75-year-old Loretta is used to doing everything herself.

As the sole carer of her 81-year-old husband who lives with Alzheimer’s, she admits there is a reason why asking her family for help doesn’t come easy.

“Pride stops us from asking. I do ask if I absolutely have to and they don't mind doing it, you know? They’re pretty good. But I think, you know, that's admitting to yourself you’re getting old and you don’t manage so well.”

This fierce independence is ingrained in the psyche of many baby-boomers, says Tanja Gawin, a social worker from the Melbourne-based Australian-German Welfare Society.

“Generally a trait of somebody who’s lived all their live independently and has also looked after themselves independently which might be a German or a European trait but they definitely do not like asking for help.”

 

Migrants tend to rely on their children to offer help rather than asking them directly.

Melbourne-based social worker Anu Krishnan explains.

“They don't directly ask for help and sometimes they just kind of also feel they might be putting extra burden on their children or they may feel hurt that the child is not noticing the stress or difficulty.”

 

A typical example is complaining about the aches and pains rather than asking to be taken to see a doctor.

“What they’re really hoping is that the children that they're staying with would be like, ‘oh, is your knee hurting? Do you think we need to see the doctor?’ They would just be expecting that to happen because that's what they would have done for their parents when they were younger.”

 

Psychologist Andrea Crane says asking for help can avoid stress and anxiety.

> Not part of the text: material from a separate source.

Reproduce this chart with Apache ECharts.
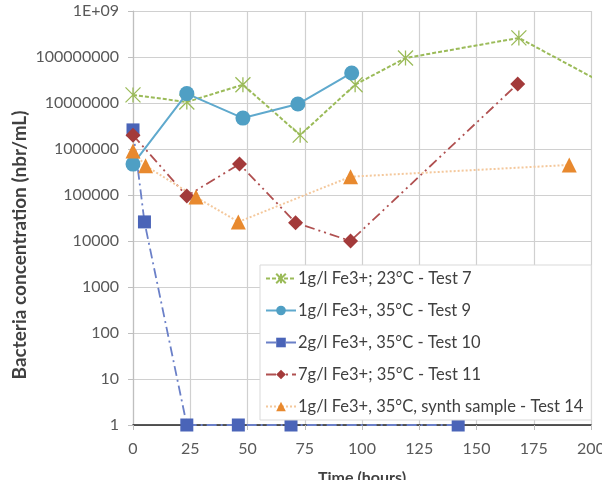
<!DOCTYPE html>
<html>
<head>
<meta charset="utf-8">
<script src="https://cdn.jsdelivr.net/npm/echarts@6/dist/echarts.min.js"></script>
<style>
  html, body { margin: 0; padding: 0; background: #fff; }
  #main { width: 602px; height: 480px; }
</style>
</head>
<body>
<div id="main"></div>
<script>
// hours / bacteria counts (nbr/mL) per test
var t7_x = [0, 23.5, 48, 73, 97, 119, 168.5, 216];
var t7_y = [15000000, 10500000, 25000000, 2000000, 25000000, 95000000, 260000000, 14000000];

var t9_x = [0, 23.5, 48, 72, 95.5];
var t9_y = [470000, 16000000, 4700000, 9500000, 45000000];

var t10_x = [0, 5, 23.5, 46, 69, 142];
var t10_y = [2600000, 26000, 1, 1, 1, 1];

var t11_x = [0, 23.5, 46.5, 71, 95, 168];
var t11_y = [2000000, 95000, 470000, 25000, 10000, 26000000];

var t14_x = [0, 5.5, 27.5, 46, 95, 190.5];
var t14_y = [900000, 430000, 90000, 26000, 250000, 450000];

var names = ['1g/l Fe3+; 23°C - Test 7', '1g/l Fe3+, 35°C - Test 9', '2g/l Fe3+, 35°C - Test 10',
             '7g/l Fe3+; 35°C - Test 11', '1g/l Fe3+, 35°C, synth sample - Test 14'];

function pairs(xs, ys) {
    var out = [];
    for (var i = 0; i < xs.length; i++) out.push([xs[i], ys[i]]);
    return out;
}

var myChart = echarts.init(document.getElementById('main'));
var font = 'Lato, "Open Sans", sans-serif';

option = {
    animation: false,
    textStyle: { fontFamily: font },
    grid: { left: 133, right: 11, top: 11, bottom: 55, containLabel: false, outerBoundsMode: 'none' },
    legend: {
        orient: 'vertical',
        left: 260,
        top: 265,
        padding: [5, 8, 5, 5],
        itemWidth: 30,
        itemHeight: 12,
        itemGap: 15,
        backgroundColor: '#fff',
        borderColor: '#d9d9d9',
        borderWidth: 1,
        textStyle: { fontFamily: font, fontSize: 16.5, color: '#404040', padding: [0, 0, 0, -3] },
        data: names
    },
    graphic: [{
        type: 'text',
        x: 20, y: 245,
        rotation: Math.PI / 2,
        style: {
            text: 'Bacteria concentration (nbr/mL)',
            font: 'bold 19px ' + font,
            fill: '#404040',
            textAlign: 'center',
            textVerticalAlign: 'middle'
        }
    }],
    xAxis: {
        type: 'value',
        min: 0, max: 200, interval: 25,
        name: 'Time (hours)',
        nameLocation: 'middle',
        nameGap: 45,
        nameTextStyle: { fontFamily: font, fontSize: 16, fontWeight: 'bold', color: '#404040' },
        axisLine: { lineStyle: { color: '#222', width: 1.5 } },
        axisTick: { show: true, length: 5, lineStyle: { color: '#bfbfbf' } },
        axisLabel: { fontFamily: font, fontSize: 16, color: '#595959', margin: 16 },
        splitLine: { lineStyle: { color: '#d0d0d0', width: 1.2 } }
    },
    yAxis: {
        type: 'log',
        logBase: 10,
        min: 1, max: 1000000000,
        interval: 1,
        axisLine: { show: true, lineStyle: { color: '#bfbfbf', width: 1.2 } },
        axisTick: { show: true, length: 5, lineStyle: { color: '#bfbfbf' } },
        axisLabel: {
            fontFamily: font, fontSize: 16, color: '#595959', margin: 14,
            formatter: function (v) {
                var r = Math.round(v);
                return r >= 1000000000 ? '1E+09' : String(r);
            }
        },
        splitLine: { lineStyle: { color: '#d0d0d0', width: 1.2 } }
    },
    series: [{
        name: names[0],
        type: 'line',
        data: pairs(t7_x, t7_y),
        symbol: 'path://M0,0L10,10M10,0L0,10M5,0L5,10',
        symbolSize: 15,
        itemStyle: { color: '#9bbb59', borderColor: '#9bbb59', borderWidth: 1.3 },
        lineStyle: { color: '#9bbb59', width: 2, type: [4, 2] }
    }, {
        name: names[1],
        type: 'line',
        data: pairs(t9_x, t9_y),
        symbol: 'circle',
        symbolSize: 15,
        itemStyle: { color: '#4f9fc4' },
        lineStyle: { color: '#5fa9cd', width: 2 }
    }, {
        name: names[2],
        type: 'line',
        data: pairs(t10_x, t10_y),
        symbol: 'rect',
        symbolSize: 13,
        itemStyle: { color: '#4a64b8' },
        lineStyle: { color: '#6b80c8', width: 1.8, type: [10, 4, 2, 4] }
    }, {
        name: names[3],
        type: 'line',
        data: pairs(t11_x, t11_y),
        symbol: 'diamond',
        symbolSize: 15,
        itemStyle: { color: '#a33a3a' },
        lineStyle: { color: '#b05050', width: 1.8, type: [10, 4, 2, 4, 2, 4] }
    }, {
        name: names[4],
        type: 'line',
        data: pairs(t14_x, t14_y),
        symbol: 'triangle',
        symbolSize: 15,
        itemStyle: { color: '#e8892e' },
        lineStyle: { color: '#f4c89c', width: 2, type: [2, 2] }
    }]
};

myChart.setOption(option);
</script>
</body>
</html>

“When they don't reach for the support that they need they might develop depression and anxiety. It’s like not having their needs met so they get very frustrated and very low in mood. Sometimes they’re presented with anxiety feelings.”

 

Reaching out to others isn’t always easy, especially if you’re used to being the one who provides support.

Crane says honesty is the first step.

“The very basic communication skill is to just sit there and be as clear as they can and open as they can right. Even though it’s hard, with the support of specialist or the doctors, to get to the point where they can accept that they need that help and they can communicate that without feeling that, you know, they’re just stepping on boundaries.”

 

If it’s not in your nature to ask for assistance, perhaps start by sharing regular quality time with your loved ones such as going for walks or doing activities together.

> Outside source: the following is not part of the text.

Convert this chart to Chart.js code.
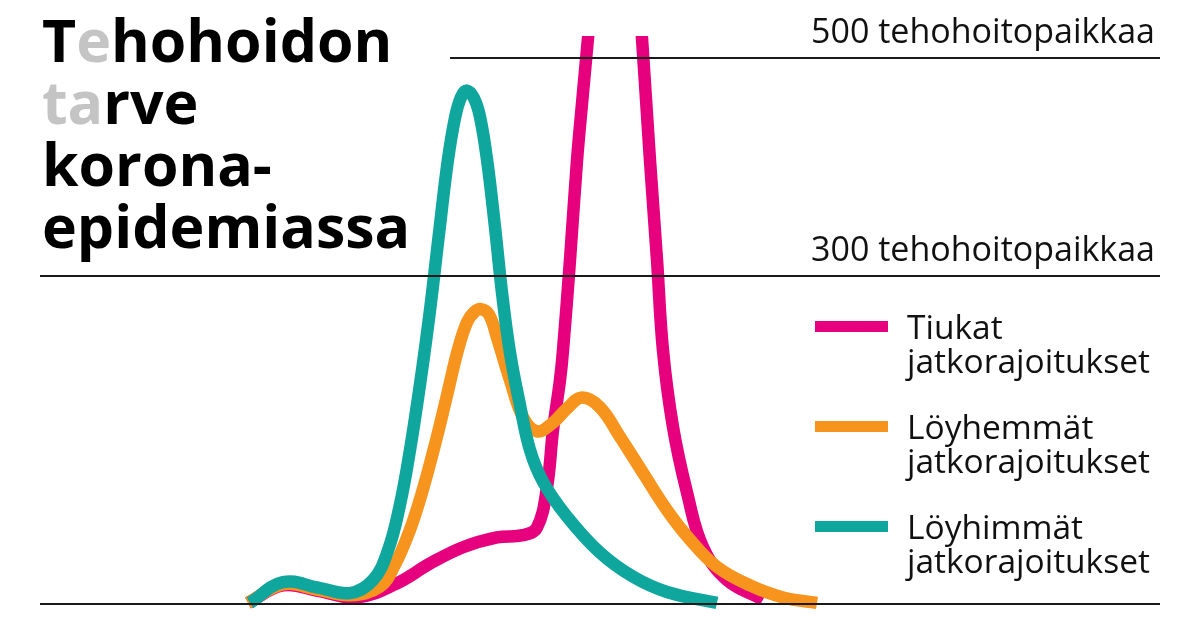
<!DOCTYPE html>
<html lang="fi">
<head>
<meta charset="utf-8">
<script src="https://cdn.jsdelivr.net/npm/chart.js@4"></script>
<style>
  html, body { margin: 0; padding: 0; background: #fff; }
  #wrap { position: relative; width: 1200px; height: 630px; overflow: hidden; background: #fff; }
  #c { position: absolute; left: 0; top: 0; }
  #title { position: absolute; left: 42px; top: 8px; font-family: "Open Sans", sans-serif; font-weight: 700;
           font-size: 59px; line-height: 62px; color: #000; letter-spacing: 0; margin: 0; }
  #title .g { color: #c4c4c4; }
  .leg { position: absolute; left: 815px; }
  .sw { position: absolute; left: 0; width: 73px; height: 11px; }
  .lt { position: absolute; left: 92px; top: 0; font-family: "Open Sans", sans-serif; font-size: 33.5px;
        line-height: 34px; color: #111; white-space: nowrap; }
</style>
</head>
<body>
<div id="wrap">
  <canvas id="c" width="1200" height="630"></canvas>
  <h1 id="title">T<span class="g">e</span>hohoidon<br><span class="g">ta</span>rve<br>korona-<br>epidemiassa</h1>
  <div id="legend"></div>
</div>
<script>
// ---- data (x = day index, y = intensive-care patients) ----
const seriesNames = ["Tiukat jatkorajoitukset", "Löyhemmät jatkorajoitukset", "Löyhimmät jatkorajoitukset"];
const seriesColors = ["#e6007e", "#f7941d", "#0fa79d"];

const tiukatDays   = [41.6, 48.6, 55.6, 63.4, 71.4, 78.0, 84.6, 91.4, 96.6, 99.4, 101.4, 102.6, 104.0, 104.6, 106.0, 107.4, 108.6, 109.6, 112.0, 115.4, 118.4, 120.4, 122.0, 123.4, 124.6, 126.6, 129.4, 132.6, 137.4, 144.6];
const tiukatValues = [1, 17, 12, 6, 19, 37, 52, 61, 63, 70, 107, 159, 205, 232, 315, 406, 468, 518, 639, 763, 646, 518, 406, 315, 232, 162, 102, 52, 22, 4];

const loyhemmatDays   = [41.6, 48.6, 55.6, 62.0, 68.0, 71.0, 74.0, 76.4, 79.0, 81.4, 83.6, 85.4, 86.8, 88.2, 89.8, 91.4, 94.0, 96.6, 99.4, 102.6, 105.4, 108.4, 112.0, 116.0, 120.6, 125.4, 130.0, 135.4, 142.0, 148.6, 155.4];
const loyhemmatValues = [1, 18, 13, 8, 16, 36, 68, 102, 146, 191, 233, 258, 267, 270, 265, 244, 205, 171, 158, 166, 179, 189, 180, 153, 120, 86, 59, 34, 17, 6, 1];

const loyhimmatDays   = [42.0, 48.6, 55.6, 62.0, 66.6, 69.6, 72.0, 74.0, 76.0, 78.0, 80.0, 81.6, 83.0, 84.2, 85.4, 86.8, 88.0, 89.4, 91.0, 92.4, 94.0, 96.0, 98.0, 100.6, 105.4, 112.0, 118.6, 125.4, 135.4];
const loyhimmatValues = [1, 20, 15, 10, 22, 49, 91, 141, 201, 269, 347, 407, 445, 464, 470, 463, 446, 407, 345, 285, 230, 182, 141, 112, 80, 47, 25, 11, 1];

// reference lines: value, first day drawn, label
const refValues = [500, 300];
const refStartDays = [82, 0];
const refLabels = ["500 tehohoitopaikkaa", "300 tehohoitopaikkaa"];

const xMax = 224, yMax = 520;

function pts(xs, ys) { return xs.map((x, i) => ({ x: x, y: ys[i] })); }

// ---- legend (HTML) ----
const legendEl = document.getElementById('legend');
seriesNames.forEach((name, i) => {
  const item = document.createElement('div');
  item.className = 'leg';
  item.style.top = (309 + i * 100) + 'px';
  const sw = document.createElement('div');
  sw.className = 'sw';
  sw.style.background = seriesColors[i];
  sw.style.top = '12px';
  const t = document.createElement('div');
  t.className = 'lt';
  const parts = name.split(' ');
  t.innerHTML = parts[0] + '<br>' + parts.slice(1).join(' ');
  item.appendChild(sw); item.appendChild(t);
  legendEl.appendChild(item);
});

// ---- reference lines plugin ----
const refPlugin = {
  id: 'refLines',
  afterDatasetsDraw(chart) {
    const { ctx, chartArea, scales } = chart;
    ctx.save();
    ctx.strokeStyle = '#1a1a1a';
    ctx.lineWidth = 2;
    const y0 = Math.round(scales.y.getPixelForValue(0));
    ctx.beginPath(); ctx.moveTo(chartArea.left, y0); ctx.lineTo(chartArea.right, y0); ctx.stroke();
    ctx.font = '34px "Open Sans", sans-serif';
    ctx.fillStyle = '#111';
    ctx.textAlign = 'right';
    ctx.textBaseline = 'alphabetic';
    refValues.forEach((v, i) => {
      const y = Math.round(scales.y.getPixelForValue(v));
      const x0 = scales.x.getPixelForValue(refStartDays[i]);
      ctx.beginPath(); ctx.moveTo(x0, y); ctx.lineTo(chartArea.right, y); ctx.stroke();
      ctx.fillText(refLabels[i], chartArea.right - 5, y - 15);
    });
    ctx.restore();
  }
};

const allDays = [tiukatDays, loyhemmatDays, loyhimmatDays];
const allValues = [tiukatValues, loyhemmatValues, loyhimmatValues];

new Chart(document.getElementById('c'), {
  type: 'line',
  data: {
    datasets: seriesNames.map((n, i) => ({
      label: n,
      data: pts(allDays[i], allValues[i]),
      borderColor: seriesColors[i],
      backgroundColor: seriesColors[i],
      borderWidth: 12.5,
      pointRadius: 0,
      fill: false,
      tension: 0.4,
      borderCapStyle: 'butt',
      borderJoinStyle: 'round',
      order: 3 - i,
      clip: { left: 20, top: 0, right: 20, bottom: 12 }
    }))
  },
  options: {
    responsive: false,
    animation: false,
    events: [],
    layout: { padding: { left: 40, right: 40, top: 36, bottom: 26 } },
    elements: { line: { capBezierPoints: false } },
    scales: {
      x: { type: 'linear', min: 0, max: xMax, display: false },
      y: { type: 'linear', min: 0, max: yMax, display: false }
    },
    plugins: { legend: { display: false }, tooltip: { enabled: false } }
  },
  plugins: [refPlugin]
});
</script>
</body>
</html>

“The most important thing is that they can find that quality time with their family members to improve that communication, right. So, it will be just to try to find that time to spend with them and to just deal with daily situations where they can.”

 

Anu Krishnan says a preventive approach is best-practice.

“For example, a regular medical check-up every 3 months or every 4 months so the parents don't have to ask to be taken to the doctor but if it’s done regularly, then these things can be addressed before they become big issue.”

 

Finances can be a particularly contentious subject for families.

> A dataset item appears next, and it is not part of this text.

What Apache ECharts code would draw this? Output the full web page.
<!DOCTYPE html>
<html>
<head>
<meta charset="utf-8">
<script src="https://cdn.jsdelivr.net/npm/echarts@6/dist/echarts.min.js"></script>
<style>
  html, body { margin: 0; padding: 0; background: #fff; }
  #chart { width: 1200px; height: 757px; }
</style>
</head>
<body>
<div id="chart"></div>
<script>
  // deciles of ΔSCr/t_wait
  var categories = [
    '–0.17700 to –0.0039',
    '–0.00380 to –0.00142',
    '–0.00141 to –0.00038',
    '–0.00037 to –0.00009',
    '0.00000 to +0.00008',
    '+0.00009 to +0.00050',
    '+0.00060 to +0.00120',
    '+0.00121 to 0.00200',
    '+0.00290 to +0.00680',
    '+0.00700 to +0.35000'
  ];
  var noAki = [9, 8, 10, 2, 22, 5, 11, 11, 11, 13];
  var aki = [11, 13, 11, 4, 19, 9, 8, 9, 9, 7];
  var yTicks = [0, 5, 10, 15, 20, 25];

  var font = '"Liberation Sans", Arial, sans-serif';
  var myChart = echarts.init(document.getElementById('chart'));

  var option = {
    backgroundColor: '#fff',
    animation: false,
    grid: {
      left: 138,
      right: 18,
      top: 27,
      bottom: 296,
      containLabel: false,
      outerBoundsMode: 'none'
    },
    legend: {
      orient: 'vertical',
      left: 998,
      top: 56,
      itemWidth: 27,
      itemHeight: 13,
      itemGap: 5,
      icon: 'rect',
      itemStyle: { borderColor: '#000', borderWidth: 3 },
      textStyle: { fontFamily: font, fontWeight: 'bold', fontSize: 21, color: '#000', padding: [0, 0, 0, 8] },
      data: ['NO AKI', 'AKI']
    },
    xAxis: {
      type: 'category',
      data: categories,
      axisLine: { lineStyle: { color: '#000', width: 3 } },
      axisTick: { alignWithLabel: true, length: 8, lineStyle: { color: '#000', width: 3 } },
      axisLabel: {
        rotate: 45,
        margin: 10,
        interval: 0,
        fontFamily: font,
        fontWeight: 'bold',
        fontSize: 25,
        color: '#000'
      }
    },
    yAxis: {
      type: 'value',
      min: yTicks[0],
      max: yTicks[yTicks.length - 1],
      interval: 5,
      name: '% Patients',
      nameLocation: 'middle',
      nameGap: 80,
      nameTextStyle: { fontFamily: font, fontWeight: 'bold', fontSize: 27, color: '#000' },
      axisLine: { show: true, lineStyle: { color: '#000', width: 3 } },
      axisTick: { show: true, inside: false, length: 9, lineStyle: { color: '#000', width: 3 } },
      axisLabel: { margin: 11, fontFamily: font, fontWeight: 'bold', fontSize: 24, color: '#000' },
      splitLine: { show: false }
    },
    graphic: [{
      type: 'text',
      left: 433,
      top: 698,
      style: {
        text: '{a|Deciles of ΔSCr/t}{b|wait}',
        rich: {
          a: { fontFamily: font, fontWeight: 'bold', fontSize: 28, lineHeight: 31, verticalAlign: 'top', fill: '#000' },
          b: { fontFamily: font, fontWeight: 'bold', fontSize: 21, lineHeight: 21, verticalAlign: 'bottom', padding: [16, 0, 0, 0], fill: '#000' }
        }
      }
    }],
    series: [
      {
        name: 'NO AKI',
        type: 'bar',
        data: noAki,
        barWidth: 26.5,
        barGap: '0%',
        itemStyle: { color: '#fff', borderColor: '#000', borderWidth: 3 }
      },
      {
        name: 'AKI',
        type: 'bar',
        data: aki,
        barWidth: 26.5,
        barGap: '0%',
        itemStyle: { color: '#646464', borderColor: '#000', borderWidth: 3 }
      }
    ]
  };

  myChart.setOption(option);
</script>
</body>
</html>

Many older migrants tend to entrust their lifelong savings to their children at the risk of losing their financial freedom.

Krishnan suggests setting up bank transfers so you have money regularly coming into the account.

“So that way they don't feel that they have to ask their children for their own money that they do have that financial independence.”

 

Loretta had her mother live with her family for twenty years until she passed away at 91.

But she doesn't expect her own children to do the same.

“So at the moment, I can still drive. And while I can still drive and get around that's fine. I haven't made any arrangements for when I can’t… I have to be honest.”